Swami hat firmly in place and crystal ball planted before us, we predict the 2013 Scion FR-S will be a big success for Scion. The FR-S – which stands for Front engine, Rear-wheel drive, Sport – puts real sports car driving within reach of a lot more buyers. Scion has traditionally been an automobile company for the young, but the FR-S brings a new sports car dimension to the brand.
Scion is a marquee of Toyota, and back in 2007 Toyota President Akio Toyoda told his engineers he wanted them to design a sports car that would be “built by passion” and nothing else. Chief Engineer Tetsuya Tada and his group teamed up with engineers at Subaru to come up with the front engine, rear-wheel-drive FR-S. Subaru’s very similar version is called the BRZ.
Our test FR-S wore a “Hot Lava” coat of paint. With a long hood and stubby rear end, FR-S scoots from red lights like a rabbit running from a beagle. On the road, it has precise steering, strong cornering and good brakes.
Powering the FR-S is a horizontally-opposed, 2.0-liter, 4-cylinder boxer engine that delivers 200 horsepower and 151 lb.-ft. of torque to either a 6-speed manual or a 6-speed automatic with paddles.
Those numbers may not scream power, but one of the keys to the rear-wheel drive car’s quickness (Motor Trend timed it at 6.2 seconds from 0-60 mpg) is its light weight. The engineers balanced the 2,758-pound FR-S nearly perfectly from front to rear, and gave it a low center of gravity with a ground clearance of just 4.9 inches.
Most mornings during the test week, it took a little longer to fold my 6-foot-plus frame for the controlled fall into the FR-S cockpit. But once inside and buckled, I found Scion’s sport coupe a blast to drive.
Dive into a hard corner and the FR-S stays flat and sprints out. Lots of sports cars will do that, but how many will do it for a base price of $24,200 with a manual transmission or $25,300 with the automatic?
The mid-20s price tag puts the FR-S much closer to most drivers’ budgets than many European offerings.
The bonus with the FR-S is mileage. The little coupe delivers 34 highway miles and 25 city miles per gallon with the 6-speed automatic transmission. Unfortunately, like most European sport coupes, the FR-S demands premium unleaded gas.

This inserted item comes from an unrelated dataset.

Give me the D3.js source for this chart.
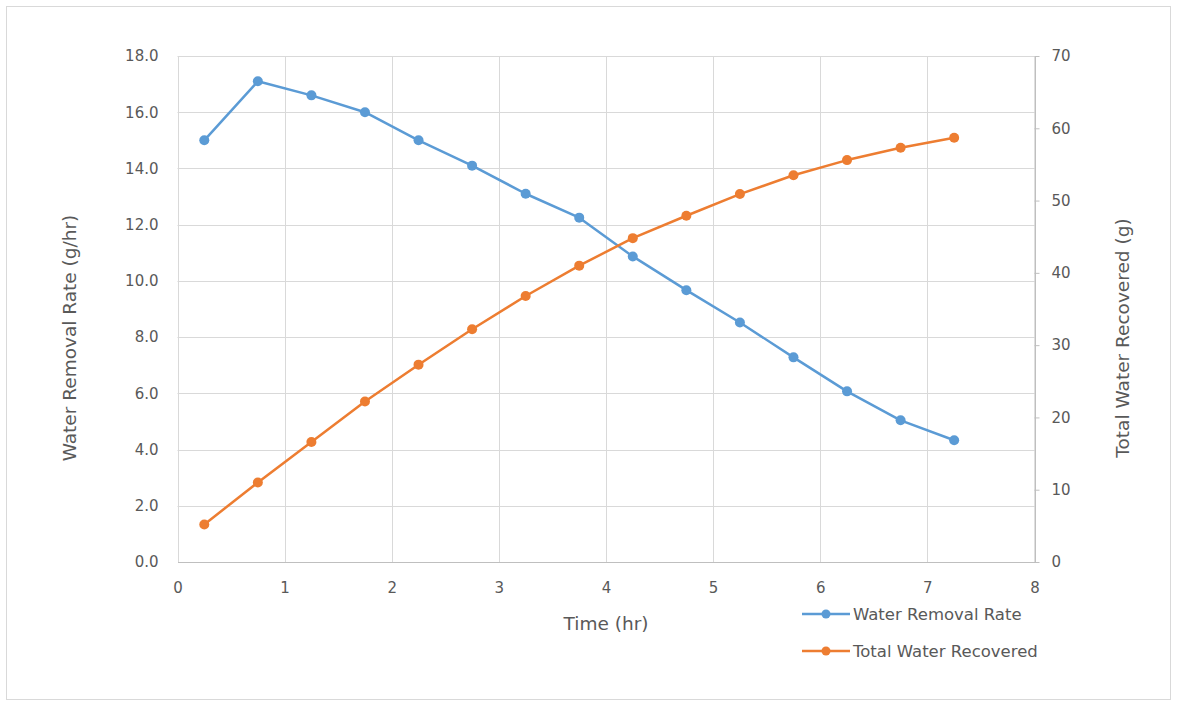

Inside, the FR-S has a sporty cabin with heavily-bolstered racing seats. Back seats are unusable for passengers, but are fine for groceries and other cargo. The FR-S is equipped with the BeSpoke connectivity system. Powered by Pioneer’s Zypr, the system offers iPhone connectivity with Facebook, Twitter, Internet radio and others.
Despite its wheelbase of just more than 101 inches and low slung profile, there is surprising head and leg room inside the FR-S cabin.
Scion President Jack Hollis told automotive journalists at the Las Vegas launch of the FR-S in May that the company expected to sell 10,000 coupes during the rest of 2012, and another 20,000 in 2013. Although car companies’ sales predictions tend to be optimistic, we think Hollis’ numbers could be on target.
With Scion’s “monospec” sales method, buyers will have a choice of color and transmission from the factory, then can select from an a la carte menu of optional extras. Scion uses monospec sales to allow customers to avoid having to buy option packages that include items they don’t want.
The FR-S has not been rated for safety by either the government or the Insurance Institute for Highway Safety, but includes six standard airbags and Toyota’s Star Safety System.